WHAT TO DO »
Without the pictures, repeat the listing character for character.

SOURCE MATERIAL »
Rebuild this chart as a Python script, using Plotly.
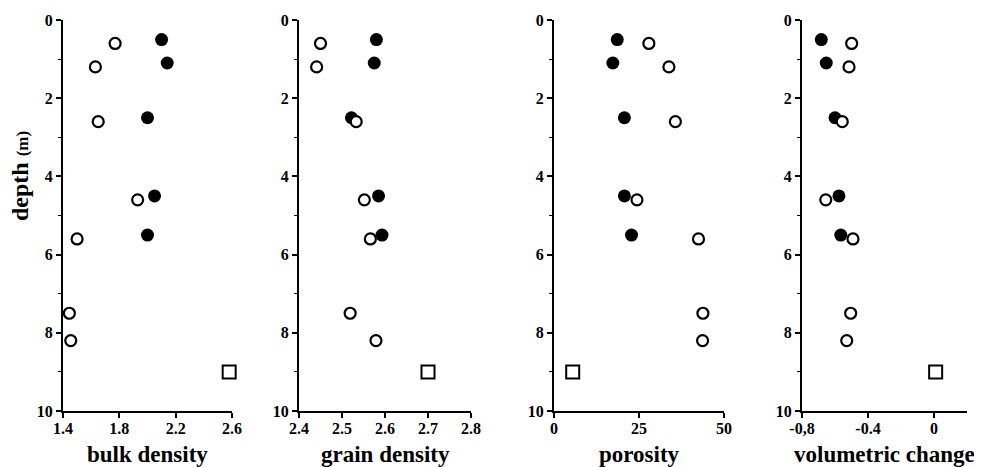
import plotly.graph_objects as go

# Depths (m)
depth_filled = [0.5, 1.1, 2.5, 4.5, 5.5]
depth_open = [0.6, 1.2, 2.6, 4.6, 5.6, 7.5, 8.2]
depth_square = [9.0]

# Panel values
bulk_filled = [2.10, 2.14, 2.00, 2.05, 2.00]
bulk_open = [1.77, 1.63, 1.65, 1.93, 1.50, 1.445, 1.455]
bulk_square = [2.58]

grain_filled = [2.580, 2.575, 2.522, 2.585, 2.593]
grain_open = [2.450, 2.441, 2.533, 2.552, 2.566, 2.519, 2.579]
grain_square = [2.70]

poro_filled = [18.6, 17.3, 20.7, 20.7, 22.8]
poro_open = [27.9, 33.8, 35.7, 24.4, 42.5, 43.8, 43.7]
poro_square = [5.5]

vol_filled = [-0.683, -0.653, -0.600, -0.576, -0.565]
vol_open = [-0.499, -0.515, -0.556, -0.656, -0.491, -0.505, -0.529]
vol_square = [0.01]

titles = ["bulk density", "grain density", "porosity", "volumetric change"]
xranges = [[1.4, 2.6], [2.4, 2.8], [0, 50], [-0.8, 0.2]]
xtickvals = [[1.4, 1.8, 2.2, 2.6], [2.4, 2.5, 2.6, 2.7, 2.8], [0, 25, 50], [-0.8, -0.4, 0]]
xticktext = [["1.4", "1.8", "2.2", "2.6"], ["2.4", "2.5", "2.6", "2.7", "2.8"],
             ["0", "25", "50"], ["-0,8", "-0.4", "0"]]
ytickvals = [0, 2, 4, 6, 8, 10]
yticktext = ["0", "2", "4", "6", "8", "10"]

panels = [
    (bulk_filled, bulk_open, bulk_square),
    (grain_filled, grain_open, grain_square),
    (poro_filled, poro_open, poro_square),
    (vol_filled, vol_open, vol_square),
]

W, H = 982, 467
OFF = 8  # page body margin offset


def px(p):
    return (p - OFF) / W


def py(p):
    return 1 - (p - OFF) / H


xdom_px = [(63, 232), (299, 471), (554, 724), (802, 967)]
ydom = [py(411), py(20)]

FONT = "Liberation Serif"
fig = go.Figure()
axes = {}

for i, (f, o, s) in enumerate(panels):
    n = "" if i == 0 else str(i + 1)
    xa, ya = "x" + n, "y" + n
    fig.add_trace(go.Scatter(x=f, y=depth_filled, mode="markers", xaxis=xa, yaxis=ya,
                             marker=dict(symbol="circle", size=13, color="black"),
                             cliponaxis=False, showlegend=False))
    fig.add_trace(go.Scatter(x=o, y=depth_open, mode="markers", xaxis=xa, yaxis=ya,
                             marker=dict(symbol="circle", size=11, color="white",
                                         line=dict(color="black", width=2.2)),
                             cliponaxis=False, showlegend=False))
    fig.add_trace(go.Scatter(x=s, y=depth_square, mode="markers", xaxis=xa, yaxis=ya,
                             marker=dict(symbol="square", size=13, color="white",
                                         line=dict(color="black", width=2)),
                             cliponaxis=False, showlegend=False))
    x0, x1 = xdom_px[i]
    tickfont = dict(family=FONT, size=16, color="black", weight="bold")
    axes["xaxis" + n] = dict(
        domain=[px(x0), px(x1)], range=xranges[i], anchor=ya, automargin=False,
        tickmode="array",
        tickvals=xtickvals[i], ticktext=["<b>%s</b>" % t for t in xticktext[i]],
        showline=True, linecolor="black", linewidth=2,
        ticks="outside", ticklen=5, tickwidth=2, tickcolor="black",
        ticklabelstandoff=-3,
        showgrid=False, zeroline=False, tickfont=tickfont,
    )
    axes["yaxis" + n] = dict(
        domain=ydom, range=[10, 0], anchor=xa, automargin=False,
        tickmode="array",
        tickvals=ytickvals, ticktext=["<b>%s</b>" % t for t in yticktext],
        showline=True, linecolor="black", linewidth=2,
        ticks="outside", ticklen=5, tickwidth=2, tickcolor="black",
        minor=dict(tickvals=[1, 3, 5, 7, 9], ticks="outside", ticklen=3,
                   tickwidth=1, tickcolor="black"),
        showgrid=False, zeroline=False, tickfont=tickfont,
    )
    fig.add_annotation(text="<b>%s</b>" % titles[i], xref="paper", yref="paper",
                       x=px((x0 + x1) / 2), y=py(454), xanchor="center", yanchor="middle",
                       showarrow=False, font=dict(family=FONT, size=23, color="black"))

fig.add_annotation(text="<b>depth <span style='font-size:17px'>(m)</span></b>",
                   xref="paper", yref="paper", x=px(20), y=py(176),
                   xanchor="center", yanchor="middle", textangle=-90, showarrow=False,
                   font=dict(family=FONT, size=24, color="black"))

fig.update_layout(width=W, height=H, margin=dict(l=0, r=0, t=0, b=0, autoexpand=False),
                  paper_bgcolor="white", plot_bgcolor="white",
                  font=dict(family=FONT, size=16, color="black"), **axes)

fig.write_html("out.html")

FINAL ANSWER »
Rebuild this chart as a Python script, using Plotly.
import plotly.graph_objects as go

# Depths (m)
depth_filled = [0.5, 1.1, 2.5, 4.5, 5.5]
depth_open = [0.6, 1.2, 2.6, 4.6, 5.6, 7.5, 8.2]
depth_square = [9.0]

# Panel values
bulk_filled = [2.10, 2.14, 2.00, 2.05, 2.00]
bulk_open = [1.77, 1.63, 1.65, 1.93, 1.50, 1.445, 1.455]
bulk_square = [2.58]

grain_filled = [2.580, 2.575, 2.522, 2.585, 2.593]
grain_open = [2.450, 2.441, 2.533, 2.552, 2.566, 2.519, 2.579]
grain_square = [2.70]

poro_filled = [18.6, 17.3, 20.7, 20.7, 22.8]
poro_open = [27.9, 33.8, 35.7, 24.4, 42.5, 43.8, 43.7]
poro_square = [5.5]

vol_filled = [-0.683, -0.653, -0.600, -0.576, -0.565]
vol_open = [-0.499, -0.515, -0.556, -0.656, -0.491, -0.505, -0.529]
vol_square = [0.01]

titles = ["bulk density", "grain density", "porosity", "volumetric change"]
xranges = [[1.4, 2.6], [2.4, 2.8], [0, 50], [-0.8, 0.2]]
xtickvals = [[1.4, 1.8, 2.2, 2.6], [2.4, 2.5, 2.6, 2.7, 2.8], [0, 25, 50], [-0.8, -0.4, 0]]
xticktext = [["1.4", "1.8", "2.2", "2.6"], ["2.4", "2.5", "2.6", "2.7", "2.8"],
             ["0", "25", "50"], ["-0,8", "-0.4", "0"]]
ytickvals = [0, 2, 4, 6, 8, 10]
yticktext = ["0", "2", "4", "6", "8", "10"]

panels = [
    (bulk_filled, bulk_open, bulk_square),
    (grain_filled, grain_open, grain_square),
    (poro_filled, poro_open, poro_square),
    (vol_filled, vol_open, vol_square),
]

W, H = 982, 467
OFF = 8  # page body margin offset


def px(p):
    return (p - OFF) / W


def py(p):
    return 1 - (p - OFF) / H


xdom_px = [(63, 232), (299, 471), (554, 724), (802, 967)]
ydom = [py(411), py(20)]

FONT = "Liberation Serif"
fig = go.Figure()
axes = {}

for i, (f, o, s) in enumerate(panels):
    n = "" if i == 0 else str(i + 1)
    xa, ya = "x" + n, "y" + n
    fig.add_trace(go.Scatter(x=f, y=depth_filled, mode="markers", xaxis=xa, yaxis=ya,
                             marker=dict(symbol="circle", size=13, color="black"),
                             cliponaxis=False, showlegend=False))
    fig.add_trace(go.Scatter(x=o, y=depth_open, mode="markers", xaxis=xa, yaxis=ya,
                             marker=dict(symbol="circle", size=11, color="white",
                                         line=dict(color="black", width=2.2)),
                             cliponaxis=False, showlegend=False))
    fig.add_trace(go.Scatter(x=s, y=depth_square, mode="markers", xaxis=xa, yaxis=ya,
                             marker=dict(symbol="square", size=13, color="white",
                                         line=dict(color="black", width=2)),
                             cliponaxis=False, showlegend=False))
    x0, x1 = xdom_px[i]
    tickfont = dict(family=FONT, size=16, color="black", weight="bold")
    axes["xaxis" + n] = dict(
        domain=[px(x0), px(x1)], range=xranges[i], anchor=ya, automargin=False,
        tickmode="array",
        tickvals=xtickvals[i], ticktext=["<b>%s</b>" % t for t in xticktext[i]],
        showline=True, linecolor="black", linewidth=2,
        ticks="outside", ticklen=5, tickwidth=2, tickcolor="black",
        ticklabelstandoff=-3,
        showgrid=False, zeroline=False, tickfont=tickfont,
    )
    axes["yaxis" + n] = dict(
        domain=ydom, range=[10, 0], anchor=xa, automargin=False,
        tickmode="array",
        tickvals=ytickvals, ticktext=["<b>%s</b>" % t for t in yticktext],
        showline=True, linecolor="black", linewidth=2,
        ticks="outside", ticklen=5, tickwidth=2, tickcolor="black",
        minor=dict(tickvals=[1, 3, 5, 7, 9], ticks="outside", ticklen=3,
                   tickwidth=1, tickcolor="black"),
        showgrid=False, zeroline=False, tickfont=tickfont,
    )
    fig.add_annotation(text="<b>%s</b>" % titles[i], xref="paper", yref="paper",
                       x=px((x0 + x1) / 2), y=py(454), xanchor="center", yanchor="middle",
                       showarrow=False, font=dict(family=FONT, size=23, color="black"))

fig.add_annotation(text="<b>depth <span style='font-size:17px'>(m)</span></b>",
                   xref="paper", yref="paper", x=px(20), y=py(176),
                   xanchor="center", yanchor="middle", textangle=-90, showarrow=False,
                   font=dict(family=FONT, size=24, color="black"))

fig.update_layout(width=W, height=H, margin=dict(l=0, r=0, t=0, b=0, autoexpand=False),
                  paper_bgcolor="white", plot_bgcolor="white",
                  font=dict(family=FONT, size=16, color="black"), **axes)

fig.write_html("out.html")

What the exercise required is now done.